According to leaders in the Metropolitan Transportation Authority, a better distribution of stimulus funds needs to be considered in an additional bill. This means that as an agency running the largest metro system in North America, they would get more funding than smaller systems in other parts of the country. The MTA has projected it would need $8 to $10 billion from the federal government to cover its operational costs into 2021 alone.
So far, it has only received $3.8 million which is nearly exhausted.
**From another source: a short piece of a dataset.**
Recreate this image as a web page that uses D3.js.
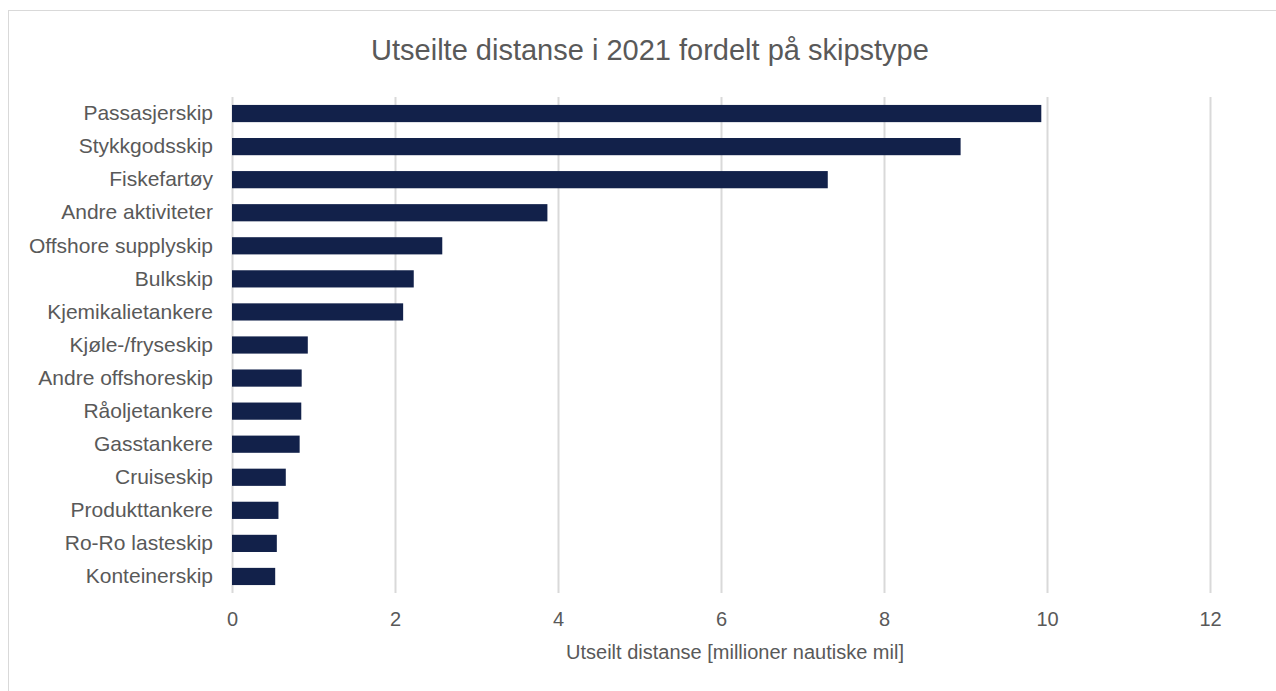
<!DOCTYPE html>
<html>
<head>
<meta charset="utf-8">
<script src="https://cdn.jsdelivr.net/npm/d3@7"></script>
<style>
  html, body { margin: 0; padding: 0; background: #fff; }
  svg { display: block; font-family: "Liberation Sans", Arial, Helvetica, sans-serif; }
</style>
</head>
<body>
<svg id="chart" width="1276" height="691"></svg>
<script>
// Distance sailed in 2021 by ship type (million nautical miles)
const categories = [
  "Passasjerskip", "Stykkgodsskip", "Fiskefartøy", "Andre aktiviteter",
  "Offshore supplyskip", "Bulkskip", "Kjemikalietankere", "Kjøle-/fryseskip",
  "Andre offshoreskip", "Råoljetankere", "Gasstankere", "Cruiseskip",
  "Produkttankere", "Ro-Ro lasteskip", "Konteinerskip"
];
const values = [9.93, 8.94, 7.31, 3.87, 2.58, 2.23, 2.10, 0.93, 0.855, 0.85, 0.83, 0.66, 0.57, 0.55, 0.53];
const xTicks = [0, 2, 4, 6, 8, 10, 12];
const titleText = "Utseilte distanse i 2021 fordelt på skipstype";
const xAxisTitle = "Utseilt distanse [millioner nautiske mil]";

const svg = d3.select("#chart");
const margin = { left: 232, right: 66, top: 97, bottom: 98 };
const W = 1276, H = 691;

// outer chart frame (extends past the right and bottom edges)
svg.append("rect")
  .attr("x", 8.5).attr("y", 10.5)
  .attr("width", 1290).attr("height", 700)
  .attr("fill", "#fff").attr("stroke", "#d9d9d9").attr("stroke-width", 1);

const x = d3.scaleLinear().domain([0, 12]).range([margin.left, W - margin.right]);
const y = d3.scaleBand().domain(categories)
  .range([margin.top, H - margin.bottom]).paddingInner(0.48).paddingOuter(0.24);

// vertical gridlines
const grid = svg.append("g")
  .attr("transform", `translate(0,${H - margin.bottom})`)
  .call(d3.axisBottom(x).tickValues(xTicks).tickSize(-(H - margin.bottom - margin.top)).tickFormat(""));
grid.select(".domain").remove();
grid.selectAll(".tick line").attr("stroke", "#d9d9d9").attr("stroke-width", 2);

// bars
svg.append("g").selectAll("rect")
  .data(categories)
  .join("rect")
  .attr("x", x(0))
  .attr("y", d => y(d))
  .attr("width", (d, i) => x(values[i]) - x(0))
  .attr("height", y.bandwidth())
  .attr("fill", "#12214a");

// x tick labels
const xAxis = svg.append("g")
  .attr("transform", `translate(0,${H - margin.bottom})`)
  .call(d3.axisBottom(x).tickValues(xTicks).tickSize(0).tickPadding(19));
xAxis.select(".domain").remove();
xAxis.selectAll("text").attr("font-size", 20).attr("fill", "#595959").attr("font-family", null);

// category labels
const yAxis = svg.append("g")
  .attr("transform", `translate(${margin.left},0)`)
  .call(d3.axisLeft(y).tickSize(0).tickPadding(19));
yAxis.select(".domain").remove();
yAxis.selectAll("text").attr("font-size", 21).attr("fill", "#595959").attr("font-family", null);

// title
svg.append("text")
  .attr("x", 650).attr("y", 60)
  .attr("text-anchor", "middle")
  .attr("font-size", 29).attr("fill", "#595959")
  .text(titleText);

// x-axis title
svg.append("text")
  .attr("x", 735).attr("y", 659)
  .attr("text-anchor", "middle")
  .attr("font-size", 20).attr("fill", "#595959")
  .text(xAxisTitle);
</script>
</body>
</html>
Decreased farebox revenue has continued longer than we anticipated two months ago, and the reduction in other revenue sources such as local sales taxes are deeper than anyone predicted,” Menendez continued in the letter. “Given these facts, we must act swiftly to preserve public transit options for Americans and keep our systems safe and healthy. This is an unprecedented time in our history and it requires strong, demonstrated leadership from this body, as well. We support an additional $32 billion in emergency aid to transit systems through the end of 2021 not only to keep these systems operational but also to signal to our constituents that we will be ready for the economic recovery we are all working towards.”
The Heroes Act, which reserves $3.9 billion for the MTA, has not advanced beyond passed in Congress due to McConnell’s regard for it as a “blue state bailout.” Until action takes place in Washington, the MTA is looking at a financial shortfall of $10 billion from toll and farebox revenue decline after ridership took a 90% dive and a slow rebound upon the reopening of New York City.